I'm not sure that this is correct. Franklin specialized in Iran at the DoD, and by all means was much more an anti-Iran hawk than anti-Iraq. The article points to a New York Sun article that I would really like to see. It requires a subscription, though, and the Sun isn't available on Lexis past 8/20. Update, 6:13: via Rozen, the article is here. She explains that the leak of the Iraq war plan may have triggered the initial monitoring of AIPAC, into which Franklin stumbled.

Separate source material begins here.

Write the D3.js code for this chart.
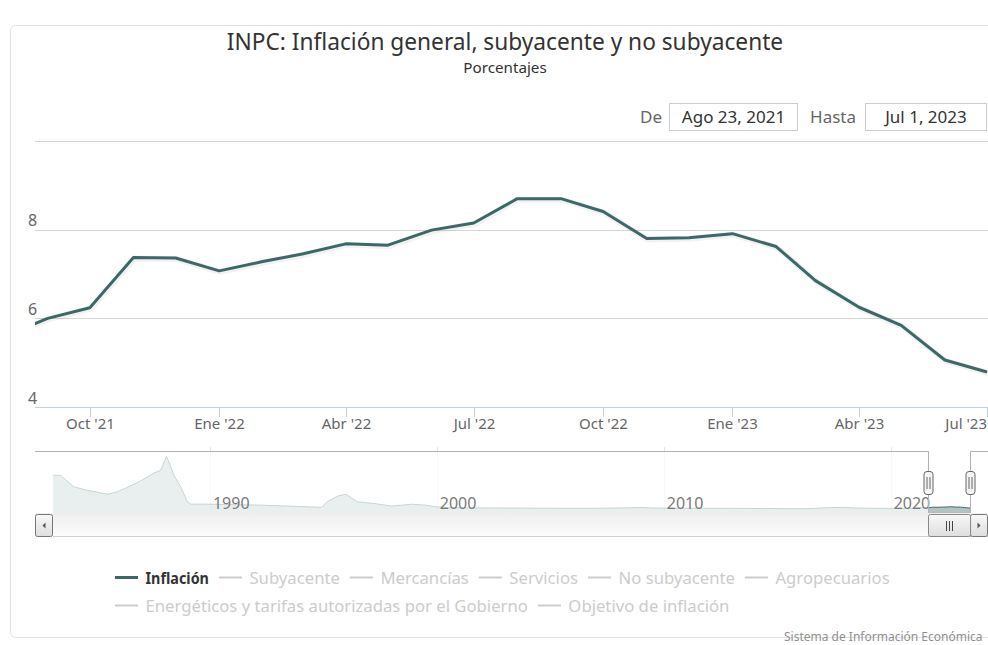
<!DOCTYPE html>
<html>
<head>
<meta charset="utf-8">
<script src="https://cdn.jsdelivr.net/npm/d3@7"></script>
<style>
  body { margin: 0; background: #fff; }
  svg { display: block; font-family: "Noto Sans", sans-serif; }
</style>
</head>
<body>
<div id="chart"></div>
<script>
// INPC: inflación general anual (%), primer día de cada mes
var months = ["2021-08","2021-09","2021-10","2021-11","2021-12",
  "2022-01","2022-02","2022-03","2022-04","2022-05","2022-06",
  "2022-07","2022-08","2022-09","2022-10","2022-11","2022-12",
  "2023-01","2023-02","2023-03","2023-04","2023-05","2023-06","2023-07"];
var inflacion = [5.59, 6.00, 6.24, 7.37, 7.36,
  7.07, 7.28, 7.45, 7.68, 7.65, 7.99,
  8.15, 8.70, 8.70, 8.41, 7.80, 7.82,
  7.91, 7.62, 6.85, 6.25, 5.84, 5.06, 4.79];

// serie histórica del navegador (leída aproximadamente del gráfico)
var navMonths = ["1983-02","1983-06","1984-01","1984-08","1985-07","1985-12",
  "1986-05","1987-01","1987-07","1987-11","1988-02","1988-03","1988-06",
  "1988-10","1989-01","1989-03","1989-12","1992-04","1993-06","1994-12",
  "1995-03","1995-09","1996-01","1996-07","1997-04","1998-01","1998-12",
  "1999-07","1999-12","2000-07","2001-07","2002-07","2004-01","2005-07",
  "2007-01","2008-07","2008-12","2009-07","2010-07","2012-01","2013-07",
  "2015-01","2015-12","2016-07","2017-04","2017-12","2018-07","2019-07",
  "2020-07","2021-01","2021-04","2021-07"];
var navValues = [110, 110, 73, 62, 49, 57,
  70, 94, 116, 126, 171, 158, 110,
  68, 25, 17, 17, 14, 11, 7,
  25, 44, 49, 25, 19, 11, 17,
  14, 9, 6, 5, 5, 4.5, 4,
  4, 5.5, 6.5, 5, 4, 4, 3.5,
  3, 2.5, 3, 6, 6.7, 4.8, 3.8,
  3.5, 3.5, 6, 5.8];

var yTicks = [4, 6, 8, 10];
var monthAbbr = ["Ene","Feb","Mar","Abr","May","Jun","Jul","Ago","Sep","Oct","Nov","Dic"];
var rangeStart = "2021-08-23", rangeEnd = "2023-07-01";

var legendNames = ["Inflación", "Subyacente", "Mercancías", "Servicios", "No subyacente",
  "Agropecuarios", "Energéticos y tarifas autorizadas por el Gobierno", "Objetivo de inflación"];
var legendOn = [true, false, false, false, false, false, false, false];

var titleText = "INPC: Inflación general, subyacente y no subyacente";
var subtitleText = "Porcentajes";
var creditText = "Sistema de Información Económica";

var W = 988, H = 645, centerX = 505;
var serieColor = "#3d6868";
var plot = {left: 35, right: 987, top: 141, bottom: 407};
var nav = {left: 53, right: 970, outerLeft: 35, outerRight: 988, top: 451, bottom: 513};
var sb = {top: 513, bottom: 536, button: 18};

var parseM = d3.timeParse("%Y-%m"), parseD = d3.timeParse("%Y-%m-%d");
var serie = months.map(function(m, i) { return {date: parseM(m), value: inflacion[i]}; });
var navSerie = navMonths.map(function(m, i) { return {date: parseM(m), value: navValues[i]}; })
  .concat(serie);
var d0 = parseD(rangeStart), d1 = parseD(rangeEnd);

function fmtRange(d) { return monthAbbr[d.getMonth()] + " " + d.getDate() + ", " + d.getFullYear(); }
function fmtTick(d) { return monthAbbr[d.getMonth()] + " '" + String(d.getFullYear()).slice(2); }

var svg = d3.select("#chart").append("svg")
    .attr("width", W)
    .attr("height", H);

function label(g, x, y, s, size, color, anchor, weight) {
  return g.append("text")
      .attr("x", x).attr("y", y)
      .attr("font-size", size + "px")
      .attr("fill", color)
      .attr("text-anchor", anchor || "start")
      .attr("font-weight", weight || "normal")
      .text(s);
}

var defs = svg.append("defs");
defs.append("clipPath").attr("id", "plotClip")
  .append("rect")
    .attr("x", plot.left).attr("y", plot.top - 10)
    .attr("width", W - plot.left).attr("height", plot.bottom - plot.top + 20);
var gb = defs.append("linearGradient").attr("id", "btnGrad").attr("x1", 0).attr("y1", 0).attr("x2", 0).attr("y2", 1);
gb.append("stop").attr("offset", "0%").attr("stop-color", "#f8f8f8");
gb.append("stop").attr("offset", "100%").attr("stop-color", "#dedede");
var gt = defs.append("linearGradient").attr("id", "trackGrad").attr("x1", 0).attr("y1", 0).attr("x2", 0).attr("y2", 1);
gt.append("stop").attr("offset", "0%").attr("stop-color", "#eeeeee");
gt.append("stop").attr("offset", "100%").attr("stop-color", "#fcfcfc");

// marco del contenedor
svg.append("rect")
    .attr("x", 10.5).attr("y", 25.5)
    .attr("width", 1000).attr("height", 612)
    .attr("rx", 5)
    .attr("fill", "none")
    .attr("stroke", "#e3e3e3");

// títulos
label(svg, centerX, 50, titleText, 22.7, "#333", "middle");
label(svg, centerX, 73, subtitleText, 15.2, "#333", "middle");

// selector de rango
label(svg, 662, 123, "De", 17, "#666", "end");
svg.append("rect").attr("x", 669.5).attr("y", 103.5).attr("width", 128).attr("height", 27)
    .attr("fill", "#fff").attr("stroke", "#cccccc");
label(svg, 733.5, 123, fmtRange(d0), 17, "#333", "middle");
label(svg, 856, 123, "Hasta", 17, "#666", "end");
svg.append("rect").attr("x", 865.5).attr("y", 103.5).attr("width", 121).attr("height", 27)
    .attr("fill", "#fff").attr("stroke", "#cccccc");
label(svg, 926, 123, fmtRange(d1), 17, "#333", "middle");

// gráfico principal
var xScale = d3.scaleTime().domain([d0, d1]).range([plot.left, plot.right]);
var yScale = d3.scaleLinear().domain([4, 10]).range([plot.bottom, plot.top]);

var grid = svg.append("g");
yTicks.forEach(function(v, i) {
  grid.append("line")
      .attr("x1", plot.left).attr("x2", W)
      .attr("y1", Math.round(yScale(v)) + 0.5).attr("y2", Math.round(yScale(v)) + 0.5)
      .attr("stroke", i === 0 ? "#c0d0e0" : "#d6d6d6");
  if (i < yTicks.length - 1)
    label(grid, 32.5, yScale(v) - 3.5, v, 16, "#666", "middle");
});

var xticks = xScale.ticks(d3.timeMonth.every(3));
xticks.forEach(function(d) {
  var x = Math.round(xScale(d)) + 0.5;
  grid.append("line")
      .attr("x1", x).attr("x2", x)
      .attr("y1", plot.bottom).attr("y2", plot.bottom + 10)
      .attr("stroke", "#c0d0e0");
  var t = label(grid, x, 429, fmtTick(d), 15, "#666", "middle");
  var w = t.node().getComputedTextLength();
  if (x + w / 2 > W - 1) t.attr("x", W - 1 - w / 2);
});

var line = d3.line()
    .x(function(d) { return xScale(d.date); })
    .y(function(d) { return yScale(d.value); });

var lines = svg.append("g").attr("clip-path", "url(#plotClip)");
lines.append("path")
    .attr("d", line(serie))
    .attr("fill", "none")
    .attr("stroke", "#000")
    .attr("stroke-opacity", 0.05)
    .attr("stroke-width", 6)
    .attr("transform", "translate(1,1)");
lines.append("path")
    .attr("d", line(serie))
    .attr("fill", "none")
    .attr("stroke", serieColor)
    .attr("stroke-width", 3)
    .attr("stroke-linejoin", "round");

// navegador
var navX = d3.scaleTime().domain(d3.extent(navSerie, function(d) { return d.date; }))
    .range([nav.left, nav.right]);
var navY = d3.scaleLinear().domain([0, 180]).range([509.5, 453.5]);
var zoneL = navX(d0), zoneR = navX(d1);

var ng = svg.append("g");
var navTicks = navX.ticks(d3.timeYear.every(10));
navTicks.forEach(function(d) {
  var x = Math.round(navX(d)) + 0.5;
  ng.append("line")
      .attr("x1", x).attr("x2", x)
      .attr("y1", nav.top - 4).attr("y2", sb.top + 12)
      .attr("stroke", "#e6e6e6");
});

var area = d3.area()
    .x(function(d) { return navX(d.date); })
    .y0(nav.bottom)
    .y1(function(d) { return navY(d.value); });
var navLine = d3.line()
    .x(function(d) { return navX(d.date); })
    .y(function(d) { return navY(d.value); });

ng.append("path").attr("d", area(navSerie)).attr("fill", serieColor).attr("fill-opacity", 0.4);
ng.append("path").attr("d", navLine(navSerie)).attr("fill", "none")
    .attr("stroke", serieColor).attr("stroke-width", 1);

// máscara fuera de la zona seleccionada
ng.append("rect").attr("x", nav.left).attr("y", nav.top)
    .attr("width", zoneL - nav.left).attr("height", nav.bottom - nav.top)
    .attr("fill", "#fff").attr("fill-opacity", 0.72);
ng.append("rect").attr("x", zoneR).attr("y", nav.top)
    .attr("width", nav.outerRight - zoneR).attr("height", nav.bottom - nav.top)
    .attr("fill", "#fff").attr("fill-opacity", 0.72);

navTicks.forEach(function(d) {
  label(ng, navX(d) + 3, 509, d3.timeFormat("%Y")(d), 16, "#7a7a7a", "start");
});

// contorno
ng.append("path")
    .attr("d", "M" + nav.outerLeft + "," + (nav.top + 0.5) +
      "H" + (Math.round(zoneL) + 0.5) + "V" + nav.bottom +
      "H" + (Math.round(zoneR) + 0.5) + "V" + (nav.top + 0.5) + "H" + nav.outerRight)
    .attr("fill", "none")
    .attr("stroke", "#b2b1b6");

// barra de desplazamiento
var sg = svg.append("g");
sg.append("rect").attr("x", nav.outerLeft).attr("y", sb.top)
    .attr("width", nav.outerRight - nav.outerLeft).attr("height", sb.bottom - sb.top)
    .attr("fill", "url(#trackGrad)");
sg.append("line").attr("x1", nav.left).attr("x2", nav.outerRight)
    .attr("y1", sb.bottom + 0.5).attr("y2", sb.bottom + 0.5).attr("stroke", "#cfcfcf");

function button(x, dir) {
  sg.append("rect").attr("x", x + 0.5).attr("y", sb.top + 1.5)
      .attr("width", sb.button - 1).attr("height", sb.bottom - sb.top - 1)
      .attr("rx", 2)
      .attr("fill", "url(#btnGrad)").attr("stroke", "#777");
  var cx = x + sb.button / 2, cy = (sb.top + sb.bottom) / 2 + 1;
  sg.append("path")
      .attr("d", "M" + (cx + 1.5 * dir) + "," + (cy - 3) + "L" + (cx - 1.5 * dir) + "," + cy +
        "L" + (cx + 1.5 * dir) + "," + (cy + 3) + "Z")
      .attr("fill", "#555");
}
button(nav.outerLeft, 1);
button(nav.right, -1);

sg.append("rect").attr("x", Math.round(zoneL) + 0.5).attr("y", sb.top + 1.5)
    .attr("width", zoneR - zoneL).attr("height", sb.bottom - sb.top - 1)
    .attr("rx", 2)
    .attr("fill", "url(#btnGrad)").attr("stroke", "#888");
[-3, 0, 3].forEach(function(o) {
  var x = Math.round((zoneL + zoneR) / 2) + o + 0.5;
  sg.append("line").attr("x1", x).attr("x2", x)
      .attr("y1", sb.top + 8).attr("y2", sb.bottom - 5).attr("stroke", "#444");
});

// asas
[zoneL, zoneR].forEach(function(z) {
  var x = Math.round(z);
  sg.append("rect").attr("x", x - 4).attr("y", 471.5)
      .attr("width", 9).attr("height", 23).attr("rx", 3)
      .attr("fill", "#f4f4f4").attr("stroke", "#666");
  [-1.5, 1.5].forEach(function(o) {
    sg.append("line").attr("x1", x + 0.5 + o).attr("x2", x + 0.5 + o)
        .attr("y1", 477).attr("y2", 489).attr("stroke", "#666");
  });
});

// leyenda
var lg = svg.append("g");
var symW = 23, symPad = 7.5, itemDist = 10, maxRow = 820, rowH = 28;
var items = legendNames.map(function(n, i) {
  var g = lg.append("g");
  g.append("line").attr("x1", 0).attr("x2", symW).attr("y1", 0).attr("y2", 0)
      .attr("stroke", legendOn[i] ? serieColor : "#cccccc")
      .attr("stroke-width", legendOn[i] ? 3 : 2);
  var t = label(g, symW + symPad, 6, n, 16.7, legendOn[i] ? "#333" : "#cccccc", "start",
    legendOn[i] ? "bold" : "normal");
  var w = t.node().getComputedTextLength();
  if (legendOn[i]) { w = w * 0.86; t.attr("textLength", w).attr("lengthAdjust", "spacingAndGlyphs"); }
  return {g: g, w: symW + symPad + w};
});
var rows = [[]], rowW = [0];
items.forEach(function(it) {
  var r = rows.length - 1;
  var add = (rows[r].length ? itemDist : 0) + it.w;
  if (rows[r].length && rowW[r] + add > maxRow) { rows.push([it]); rowW.push(it.w); }
  else { rows[r].push(it); rowW[r] += add; }
});
var legLeft = 115;
rows.forEach(function(r, ri) {
  var x = legLeft;
  r.forEach(function(it) {
    it.g.attr("transform", "translate(" + x + "," + (577.5 + ri * rowH) + ")");
    x += it.w + itemDist;
  });
});

// créditos
label(svg, 784, 641, creditText, 12, "#909090", "start");
</script>
</body>
</html>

Additionally, Mitch2k2's Kos diary links to a UPI article: Washington Times/UPI, 8/30:
Other sources briefed on the case, however, said another meeting occurred in Paris in June 2002 when Rhode "accidentally" bumped into Ghorbanifar, a meeting attended by Franklin, Rhode and Ruel Marc Gerecht, a former CIA operative, now a scholar with the American Enterprise Institute, and an assistant to Richard Perle, a former senior Defense Department official during the Reagan administration.
Ruel Marc Gerecht, aka Edward Shirley, is a former CIA case officer that has been harshly critical of the Agency since the mid-nineties. He is associated with PNAC and AEI, and is frequently published in the Weekly Standard.